I think those are all good metrics, except for the first one. Please allow me to explain why. There are really two reasons:
1. Not all clicks are equal
- A click with an instant response (e.g. opening a drop-down menu) is much nicer that a click followed by waiting for a response (new page load, or dialogue that requires Ajax to load data).
- A click on a big target is much easier than a click on a fiddly little icon.
- A click on something visually distinctive is easier to excute at speed than if everything looks the same.
- A click on something self-explanatory is easier for new users to learn than having to figure out a cryptic UI.
To illustrate: lets peek ahead at my first example in reason 2:
Old edit acivity UI a row of cryptic icons.
- The edit menu opens instantly, and in a predictable position, so muscle memory will take you to common choices.
- Both the edit menu and the choices are big areas to click.

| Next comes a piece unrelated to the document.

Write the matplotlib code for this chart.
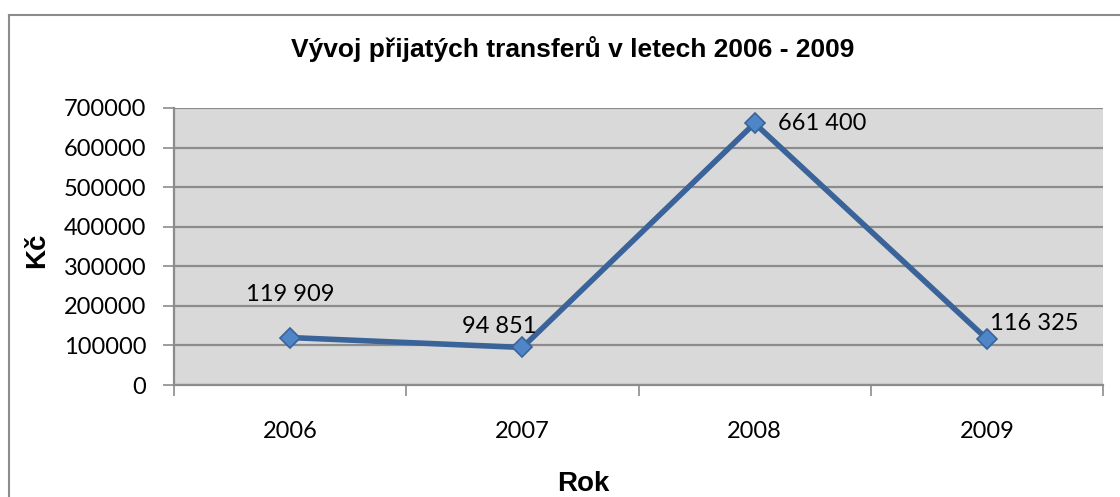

- Choices have icons for quick visual recognition ...
- but also have explanatory lables.
And, page intially less cluttered with the just the edit menus, rather than the hundreds of icons. I bet you would not be suggesting getting rid of 'Turn editing on' mode if we had the old UI!
2. Almost all the change that acutally improved Moodle usability in the past added clicks
- Row of icons -> Edit menu for editing activities on the course page. (Adds one click.)
- Row of icons -> Edit menu in the question bank - and probably other places too.
- In all the really big forms, collapsible sections. (Adds a click to access some settings, and means some settings are not immediately visible, so if you are not sure what section to look in, you may have to go hunting or Expand all, but most of the time makes the form less daunting, and makes it much quicker to get to the settings you want, because the sections are logical.)
- Old Add activity drop-downs (2 clicks)
to new Activity chooser dialogue (3 clicks, but on much bigger targest with icons, explanatory text, etc.)
Summary
I am not saying that we should give our users RSI, but your second measure "task completion time" is the important one. Slavishly counting clicks is going to lead you astry. (In my opinion. Obivously, this is all just my opinion.)
I acutally think there might another measure you are missing: something like:
- The amount of time the user is thinking about the subject matter they are learning and teaching, as oppposed to how often they are thinking about where to click next in Moodle.